Teoria Hawkinga znajduje potwierdzenie w danych pochodzących z obserwacji. Przewiduje, że materia w naszym wszechświecie jest w makroskali - to jest na poziomie supergromad galaktyk - równo rozdystrybuowana. Przewiduje, że tempo ekspansji naszego wszechświata, trwającej przez cały czas od Wielkiego Wybuchu, jest niemal dokładnie na granicy pomiędzy tempem, przy którym wszechświat rozszerzałby się bez końca, a tempem, przy którym rozszerzałby się, a potem kurczył. Przewiduje również, że na samym początku istnienia wszechświata mieliśmy do czynienia z gwałtowaną ekspansją zwaną „inflacją". Teoria Hawkinga dokładnie przewidziała to, co na temat nieregularności promieniowania tła odkrył satelita COBE.5

A zatem teoria naukowa, potwierdzona przez dane z obserwacji, mówi nam, że wszechświat powstał bez przyczyny Jeśli chcecie być racjonalni i przyjmować do wiadomości rezultaty racjonalnych badań natury, musicie też zaakceptować fakt, że Bóg nie był przyczyną powstania wszechświata. Wszechświat, wedle prawa Funkcji Falowej, powstał bez przyczyny.

Teoria Stephena Hawkinga rozwiewa wszelkie wątpliwości dotyczące powstawania rzeczy bez przyczyny. Hawking zakłada, iż u początków wszechświata istniała bezczasowa przestrzeń, czterowymiarowa hipersfera. Była mniejsza niż jądro atomu, miała promień mniejszy niż 10-33cm. Ponieważ była bezczasowa, w nie większym stopniu potrzebowała przyczyny niż bezczasowy Bóg teistów. Ta bezczasowa hipersfera jest powiązana z naszym rozszerzającym się wszechświatem. Nasz wszechświat był na początku mniejszy niż atom, eksplodował w Wielkim Wybuchu i do dziś się rozszerza.
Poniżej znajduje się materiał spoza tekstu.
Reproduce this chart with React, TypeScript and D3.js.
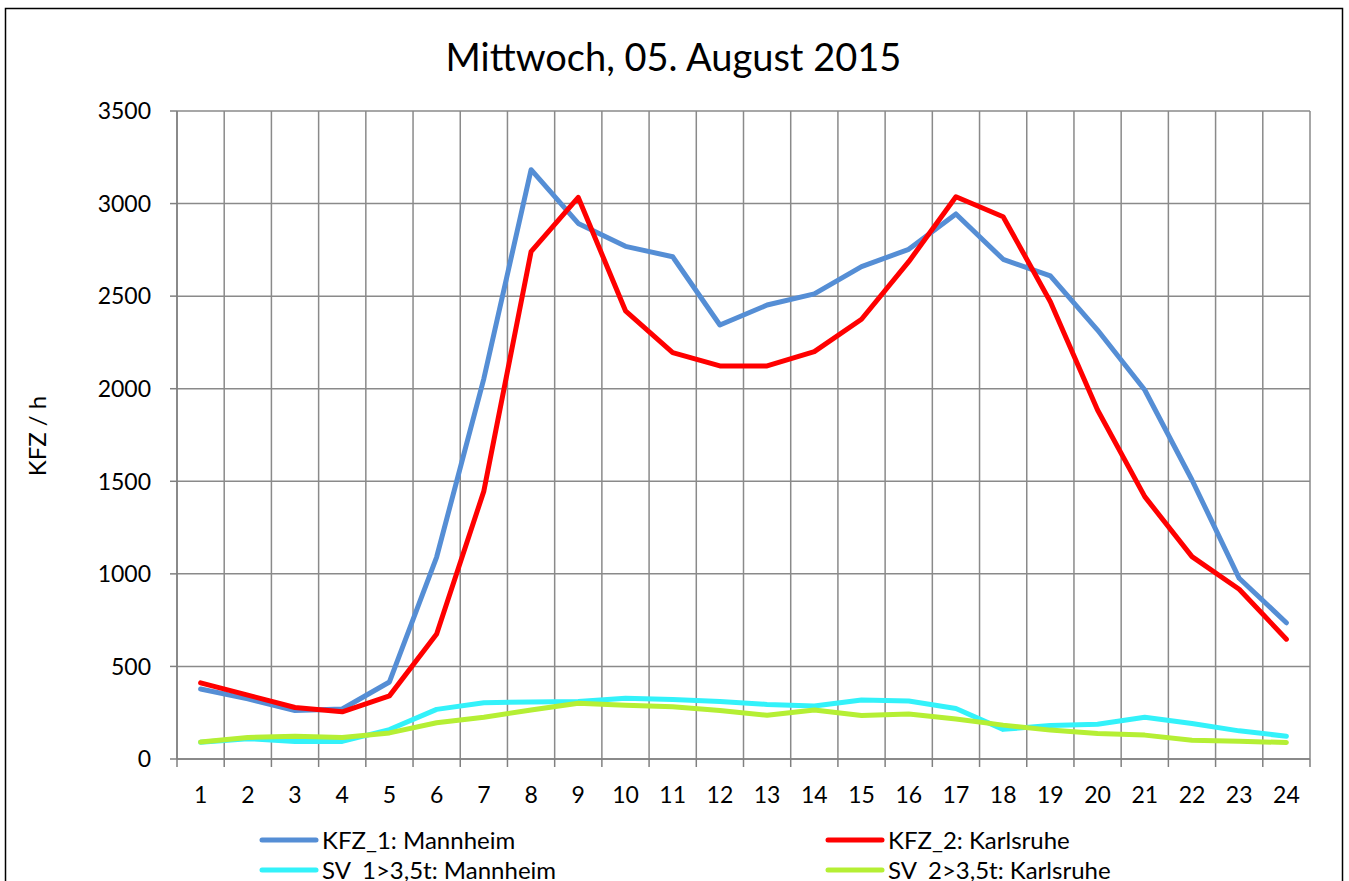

Czy nie istnieje jednak możliwość, że to Bóg spowodował istnienie wszechświata? Nie, ponieważ z Funkcji Falowej Wszechświata wynika, iż istnieje 95-procentowe prawdopodobieństwo, że wszechświat powstał bez przyczyny. Gdyby Bóg stworzył wszechświat, stałoby to w sprzeczności z prawem naukowym na dwa sposoby:

Po pierwsze prawo naukowe mówi, że wszechświat powstaje z powodu swych naturalnych, matematycznych właściwości, a nie działania nadnaturalnych sił.
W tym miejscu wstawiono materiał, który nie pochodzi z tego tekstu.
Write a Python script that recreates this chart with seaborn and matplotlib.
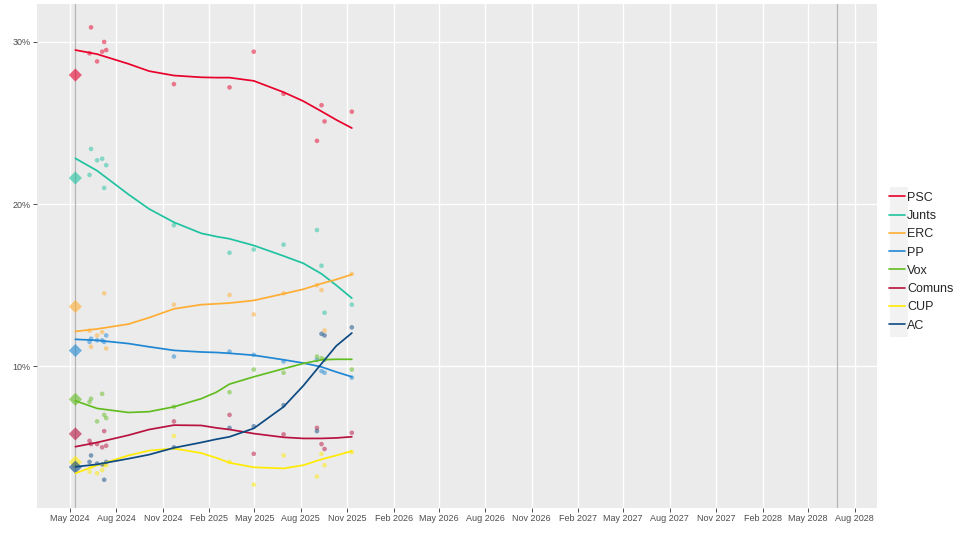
import numpy as np
import pandas as pd
import seaborn as sns
import matplotlib.pyplot as plt
import matplotlib.dates as mdates
from matplotlib.lines import Line2D
from matplotlib.patches import Rectangle
from matplotlib.ticker import FixedLocator, FuncFormatter

parties = ["PSC", "Junts", "ERC", "PP", "Vox", "Comuns", "CUP", "AC"]
colors = ["#E8002B", "#1FC3A0", "#FFAE33", "#1F87D3", "#62BD21", "#B8123F", "#FFEA00", "#0D4A82"]

election_date = "2024-05-12"
next_election_date = "2028-06-26"
election_result = [27.96, 21.61, 13.68, 10.97, 7.96, 5.83, 4.09, 3.78]

# poll fieldwork dates
poll_dates = ["2024-06-09", "2024-06-12", "2024-06-24", "2024-07-04", "2024-07-08",
              "2024-07-12", "2024-11-23", "2025-03-13", "2025-04-30", "2025-06-28",
              "2025-09-02", "2025-09-11", "2025-09-17", "2025-11-10"]
psc    = [29.3, 30.9, 28.8, 29.4, 30.0, 29.5, 27.4, 27.2, 29.4, 26.8, 23.9, 26.1, 25.1, 25.7]
junts  = [21.8, 23.4, 22.7, 22.8, 21.0, 22.4, 18.7, 17.0, 17.2, 17.5, 18.4, 16.2, 13.3, 13.8]
erc    = [12.2, 11.2, 11.9, 12.1, 14.5, 11.1, 13.8, 14.4, 13.2, 14.5, 15.0, 14.7, 12.2, 15.7]
pp     = [11.5, 11.7, 11.6, 11.6, 11.5, 11.9, 10.6, 10.9, 10.7, 10.3, 10.4, 9.7, 9.6, 9.3]
vox    = [7.8, 8.0, 6.6, 8.3, 7.0, 6.8, 7.5, 8.4, 9.8, 9.6, 10.6, 10.5, 10.4, 9.8]
comuns = [5.4, 5.2, 5.2, 5.0, 6.0, 5.1, 6.6, 7.0, 4.6, 5.8, 6.2, 5.2, 4.9, 5.9]
cup    = [3.5, 3.8, 3.4, 3.6, 3.9, 3.9, 5.7, 4.1, 2.7, 4.5, 3.2, 4.6, 3.9, 4.7]
ac     = [4.1, 4.5, 4.0, 3.95, 3.0, 4.1, 5.0, 6.2, 6.3, 7.6, 6.0, 12.0, 11.9, 12.4]

# smoothed trend
trend_dates = ["2024-05-12", "2024-06-24", "2024-08-25", "2024-10-05", "2024-11-23",
               "2025-01-16", "2025-02-15", "2025-03-13", "2025-04-30", "2025-06-28",
               "2025-08-06", "2025-09-11", "2025-10-10", "2025-11-10"]
psc_trend    = [29.5, 29.25, 28.65, 28.2, 27.93, 27.82, 27.8, 27.8, 27.6, 26.9, 26.35, 25.72, 25.2, 24.69]
junts_trend  = [22.82, 22.06, 20.6, 19.7, 18.88, 18.2, 18.0, 17.86, 17.45, 16.8, 16.35, 15.7, 15.0, 14.2]
erc_trend    = [12.15, 12.3, 12.6, 13.0, 13.54, 13.8, 13.85, 13.9, 14.06, 14.47, 14.75, 15.1, 15.35, 15.66]
pp_trend     = [11.66, 11.6, 11.4, 11.2, 10.98, 10.88, 10.85, 10.8, 10.68, 10.4, 10.2, 9.96, 9.65, 9.35]
vox_trend    = [7.87, 7.4, 7.15, 7.2, 7.5, 8.0, 8.4, 8.9, 9.35, 9.85, 10.17, 10.4, 10.43, 10.43]
comuns_trend = [5.04, 5.3, 5.75, 6.1, 6.37, 6.35, 6.2, 6.1, 5.85, 5.62, 5.55, 5.55, 5.58, 5.65]
cup_trend    = [3.4, 3.9, 4.5, 4.8, 4.93, 4.65, 4.35, 4.05, 3.77, 3.7, 3.9, 4.26, 4.5, 4.77]
ac_trend     = [3.8, 3.95, 4.3, 4.55, 4.97, 5.3, 5.5, 5.65, 6.17, 7.5, 8.8, 10.16, 11.25, 12.05]

poll_values = [psc, junts, erc, pp, vox, comuns, cup, ac]
trend_values = [psc_trend, junts_trend, erc_trend, pp_trend, vox_trend,
                comuns_trend, cup_trend, ac_trend]

polls = pd.concat([pd.DataFrame({"date": pd.to_datetime(poll_dates), "party": p, "value": v})
                   for p, v in zip(parties, poll_values)])
trend = pd.concat([pd.DataFrame({"date": pd.to_datetime(trend_dates), "party": p, "value": v})
                   for p, v in zip(parties, trend_values)])
result = pd.DataFrame({"date": pd.to_datetime(election_date), "party": parties,
                       "value": election_result})
palette = dict(zip(parties, colors))

sns.set_theme(style="darkgrid", rc={"axes.facecolor": "#EBEBEB", "grid.color": "white"})
plt.rcParams["font.family"] = ["Liberation Sans", "DejaVu Sans"]

fig, ax = plt.subplots(figsize=(9.6, 5.34), dpi=100)
fig.subplots_adjust(left=0.0385, right=0.9135, bottom=0.0487, top=0.9925)

ax.axvline(pd.Timestamp(election_date), color="#B5B5B5", lw=0.9, zorder=1)
ax.axvline(pd.Timestamp(next_election_date), color="#B5B5B5", lw=0.9, zorder=1)

sns.scatterplot(data=polls, x="date", y="value", hue="party", palette=palette,
                s=11, alpha=0.5, linewidth=0, legend=False, ax=ax, zorder=2)
sns.scatterplot(data=result, x="date", y="value", hue="party", palette=palette,
                marker="D", s=45, alpha=0.6, linewidth=0, legend=False, ax=ax, zorder=3)
sns.lineplot(data=trend, x="date", y="value", hue="party", palette=palette,
             lw=1.25, legend=False, ax=ax, zorder=4)

ax.set_xlim(pd.Timestamp("2024-02-26"), pd.Timestamp("2028-09-14"))
ax.set_ylim(1.26, 32.34)

ax.xaxis.set_major_locator(mdates.MonthLocator(bymonth=(2, 5, 8, 11)))
ax.xaxis.set_major_formatter(mdates.DateFormatter("%b %Y"))
ax.yaxis.set_major_locator(FixedLocator([10, 20, 30]))
ax.yaxis.set_major_formatter(FuncFormatter(lambda v, pos: f"{v:.0f}%"))

ax.grid(which="major", color="white", lw=1.0)
ax.set_axisbelow(True)
for s in ax.spines.values():
    s.set_visible(False)

ax.tick_params(axis="both", which="major", bottom=True, left=True, length=3, width=0.6,
               color="#333333", labelcolor="#4D4D4D", labelsize=6.5, pad=1.5)
ax.set_xlabel("")
ax.set_ylabel("")

fig.patches.append(Rectangle((0.927, 0.369), 0.019, 0.281, transform=fig.transFigure,
                             facecolor="#F2F2F2", edgecolor="none", zorder=0))
handles = [Line2D([0], [0], color=c, lw=1.2) for c in colors]
fig.legend(handles, parties, loc="center left", bbox_to_anchor=(0.926, 0.51),
           frameon=False, fontsize=9, handlelength=1.3, handletextpad=0.15,
           labelspacing=0.5, borderpad=0, borderaxespad=0)

fig.savefig("out.png", dpi=100)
Po drugie prawo naukowe mówi, że prawdopodobieństwo powstania wszechświata wynosi jedynie 95 proc. a gdyby to Bóg stworzył wszechświat, prawdopodobieństwo jego powstania byłoby 100-procentowe, ponieważ Bóg jest wszechmocny. Gdyby Bóg chciał stworzyć wszechświat, jego wola byłaby z pewnością w 100 procentach skuteczną. A zatem współczesna naukowa kosmologia nie tylko nie jest zgodna z żadną teorią teistyczną, ale w rzeczywistości jest z teizmem logicznie sprzeczna.

Tłum. Piotr Rymarczyk


1. Jest to przekład tekstu „Big Bang Cosmology and Atheism" opublikowanego we Free Inquiry, Spring 1998.
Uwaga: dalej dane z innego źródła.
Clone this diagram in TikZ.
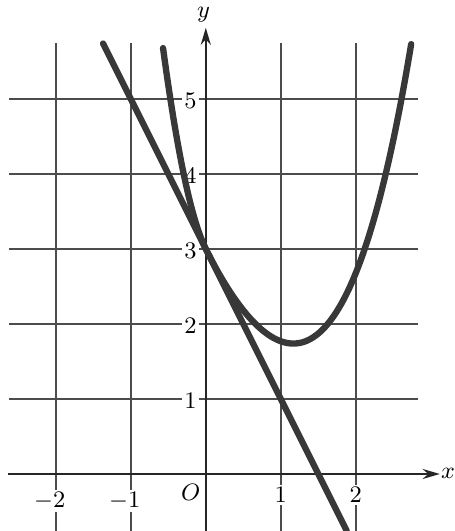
\documentclass[tikz,border=0pt]{standalone}
\usepackage{amsmath}
\usetikzlibrary{arrows.meta,calc}

\begin{document}
\begin{tikzpicture}[
        % styles for grid, axes and graphs
        gridline/.style={draw=black!70, line width=0.6pt},
        axis/.style={-{Stealth[length=6.5pt,width=3.8pt]}, line width=0.9pt, draw=black!85},
        graph/.style={line width=2.4pt, draw=black!78, line cap=round},
        ticklabel/.style={font=\small, fill=white, inner sep=1pt},
        axislabel/.style={font=\small, inner sep=1pt}
      ]
      \useasboundingbox (-2.744,-0.76) rectangle (3.32,6.32);

      % grid
      \foreach \y in {1,...,5} {
        \draw[gridline] (-2.62,\y) -- (2.83,\y);
      }
      \foreach \x in {-2,-1,1,2} {
        \draw[gridline] (\x,-0.76) -- (\x,5.75);
      }

      % axes
      \coordinate (xstart) at (-2.64,0);
      \coordinate (xend) at (3.12,0);
      \coordinate (ystart) at (0,-0.76);
      \coordinate (yend) at (0,5.95);
      \draw[axis] (xstart) -- (xend);
      \draw[axis] (ystart) -- (yend);
      \node[axislabel] (xlab) at (3.23,0.01) {$x$};
      \node[axislabel] (ylab) at (-0.03,6.13) {$y$};
      \node[axislabel] (origin) at (-0.2,-0.24) {$O$};

      % tick labels
      \foreach \y in {1,...,5} {
        \node[ticklabel, anchor=east] (ylab\y) at (-0.08,\y-0.02) {$\y$};
      }
      \foreach \x/\pos in {-2/-2.08,-1/-1.08} {
        \node[ticklabel] (xlab\x) at (\pos,-0.36) {$\x$};
      }
      \foreach \x in {1,2} {
        \node[ticklabel] (xlab\x) at (\x,-0.28) {$\x$};
      }

      % tangent line
      \coordinate (linetop) at (-1.37,5.74);
      \coordinate (linebottom) at (1.88,-0.76);
      \draw[graph] (linetop) -- (linebottom);

      % curve
      \draw[graph] plot[domain=-0.57:2.74, samples=150, smooth]
        (\x, {3-2*\x+0.72*(\x)*(\x)+0.05*(\x)*(\x)*(\x)*(\x)+4*min(\x,0)*min(\x,0)});

    \end{tikzpicture}
\end{document}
2. William Lane Craig, Reasonable Faith (Wheaton, III.: Crossway 1994).

3. Ibid., s. 92.

4. Ibid.

5. Potwierdzenie teorii Hawkinga pozwala sądzić, że teoria ta stanowi rozsądną propozycję wstępnej wersji nie rozwiniętej jeszcze teorii grawitacji kwanto­wej. Podkreślał to zresztą sam Hawking.